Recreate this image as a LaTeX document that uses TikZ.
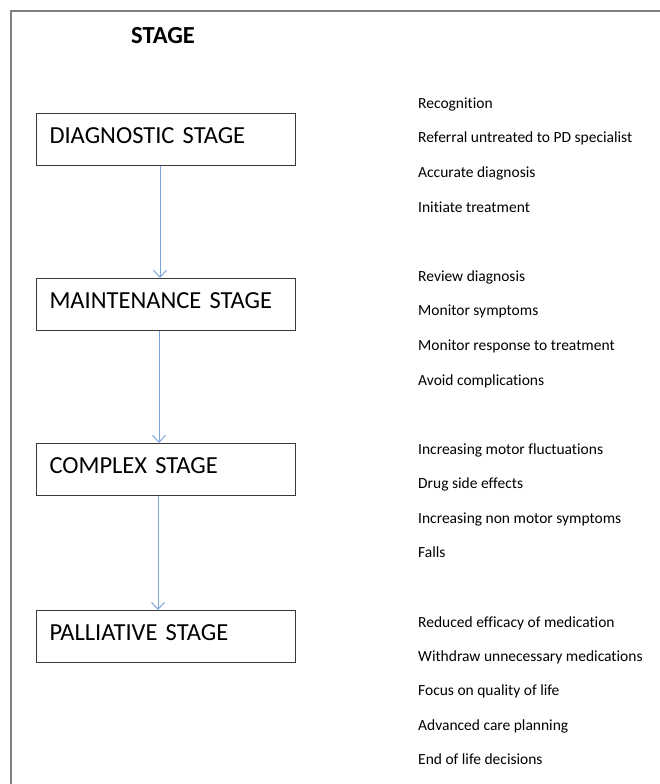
\documentclass[tikz,border=0pt]{standalone}
\usepackage{fontspec}
\setmainfont{Carlito}[Ligatures=NoCommon]
\usetikzlibrary{arrows.meta}
\definecolor{frameg}{HTML}{7F7F7F}
\definecolor{arrowb}{HTML}{7BA4D8}
\definecolor{boxline}{HTML}{3A3A3A}
\tikzset{
  stagebox/.style={draw=boxline, line width=1pt, anchor=north west, minimum width=259pt, minimum height=52pt,
    text width=233pt, align=left, inner xsep=13pt, inner ysep=0pt, font=\fontsize{24.5}{26}\selectfont,
    text height=16pt, text depth=8pt},
  item/.style={anchor=base west, inner sep=0pt, font=\fontsize{15.5}{17}\selectfont},
  flow/.style={draw=arrowb, line width=1pt, -{Straight Barb[length=7pt,width=13pt]}},
}
\begin{document}
\begin{tikzpicture}[x=1pt,y=-1pt]
\useasboundingbox (0,0) rectangle (660,784);
\draw[frameg, line width=1.6pt] (11,784) -- (11,11) -- (660,11);
\node[anchor=base west, inner sep=0pt, font=\fontsize{24.5}{26}\selectfont\bfseries] (title) at (131,44) {STAGE};

\node[stagebox] (diag) at (36,113) {DIAGNOSTIC STAGE};
\node[stagebox] (maint) at (36,278) {MAINTENANCE STAGE};
\node[stagebox] (comp) at (36,443) {COMPLEX STAGE};
\node[stagebox] (pall) at (36,610) {PALLIATIVE STAGE};

\coordinate (d1) at (160,165.5);
\coordinate (m0) at (160,278);
\coordinate (m1) at (159,330.5);
\coordinate (c0) at (159,443);
\coordinate (c1) at (158,495.5);
\coordinate (p0) at (158,610);
\draw[flow] (diag.south -| d1) -- (maint.north -| m0);
\draw[flow] (maint.south -| m1) -- (comp.north -| c0);
\draw[flow] (comp.south -| c1) -- (pall.north -| p0);

\node[item] (a1) at (418,108) {Recognition};
\node[item] (a2) at (418,142.5) {Referral untreated to PD specialist};
\node[item] (a3) at (418,177) {Accurate diagnosis};
\node[item] (a4) at (418,212) {Initiate treatment};

\node[item] (b1) at (418,281.5) {Review diagnosis};
\node[item] (b2) at (418,315.5) {Monitor symptoms};
\node[item] (b3) at (418,350) {Monitor response to treatment};
\node[item] (b4) at (418,385) {Avoid complications};

\node[item] (c1t) at (418,454.5) {Increasing motor fluctuations};
\node[item] (c2t) at (418,488.5) {Drug side effects};
\node[item] (c3t) at (418,523.5) {Increasing non motor symptoms};
\node[item] (c4t) at (418,557.5) {Falls};

\node[item] (p1t) at (418,627) {Reduced efficacy of medication};
\node[item] (p2t) at (418,661) {Withdraw unnecessary medications};
\node[item] (p3t) at (418,695.5) {Focus on quality of life};
\node[item] (p4t) at (418,730) {Advanced care planning};
\node[item] (p5t) at (418,764.5) {End of life decisions};
\end{tikzpicture}
\end{document}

····················

§ **What to do**
Restate the listing above word for word, and skip the pictures.

§ **Complete output**
Recreate this image as a LaTeX document that uses TikZ.
\documentclass[tikz,border=0pt]{standalone}
\usepackage{fontspec}
\setmainfont{Carlito}[Ligatures=NoCommon]
\usetikzlibrary{arrows.meta}
\definecolor{frameg}{HTML}{7F7F7F}
\definecolor{arrowb}{HTML}{7BA4D8}
\definecolor{boxline}{HTML}{3A3A3A}
\tikzset{
  stagebox/.style={draw=boxline, line width=1pt, anchor=north west, minimum width=259pt, minimum height=52pt,
    text width=233pt, align=left, inner xsep=13pt, inner ysep=0pt, font=\fontsize{24.5}{26}\selectfont,
    text height=16pt, text depth=8pt},
  item/.style={anchor=base west, inner sep=0pt, font=\fontsize{15.5}{17}\selectfont},
  flow/.style={draw=arrowb, line width=1pt, -{Straight Barb[length=7pt,width=13pt]}},
}
\begin{document}
\begin{tikzpicture}[x=1pt,y=-1pt]
\useasboundingbox (0,0) rectangle (660,784);
\draw[frameg, line width=1.6pt] (11,784) -- (11,11) -- (660,11);
\node[anchor=base west, inner sep=0pt, font=\fontsize{24.5}{26}\selectfont\bfseries] (title) at (131,44) {STAGE};

\node[stagebox] (diag) at (36,113) {DIAGNOSTIC STAGE};
\node[stagebox] (maint) at (36,278) {MAINTENANCE STAGE};
\node[stagebox] (comp) at (36,443) {COMPLEX STAGE};
\node[stagebox] (pall) at (36,610) {PALLIATIVE STAGE};

\coordinate (d1) at (160,165.5);
\coordinate (m0) at (160,278);
\coordinate (m1) at (159,330.5);
\coordinate (c0) at (159,443);
\coordinate (c1) at (158,495.5);
\coordinate (p0) at (158,610);
\draw[flow] (diag.south -| d1) -- (maint.north -| m0);
\draw[flow] (maint.south -| m1) -- (comp.north -| c0);
\draw[flow] (comp.south -| c1) -- (pall.north -| p0);

\node[item] (a1) at (418,108) {Recognition};
\node[item] (a2) at (418,142.5) {Referral untreated to PD specialist};
\node[item] (a3) at (418,177) {Accurate diagnosis};
\node[item] (a4) at (418,212) {Initiate treatment};

\node[item] (b1) at (418,281.5) {Review diagnosis};
\node[item] (b2) at (418,315.5) {Monitor symptoms};
\node[item] (b3) at (418,350) {Monitor response to treatment};
\node[item] (b4) at (418,385) {Avoid complications};

\node[item] (c1t) at (418,454.5) {Increasing motor fluctuations};
\node[item] (c2t) at (418,488.5) {Drug side effects};
\node[item] (c3t) at (418,523.5) {Increasing non motor symptoms};
\node[item] (c4t) at (418,557.5) {Falls};

\node[item] (p1t) at (418,627) {Reduced efficacy of medication};
\node[item] (p2t) at (418,661) {Withdraw unnecessary medications};
\node[item] (p3t) at (418,695.5) {Focus on quality of life};
\node[item] (p4t) at (418,730) {Advanced care planning};
\node[item] (p5t) at (418,764.5) {End of life decisions};
\end{tikzpicture}
\end{document}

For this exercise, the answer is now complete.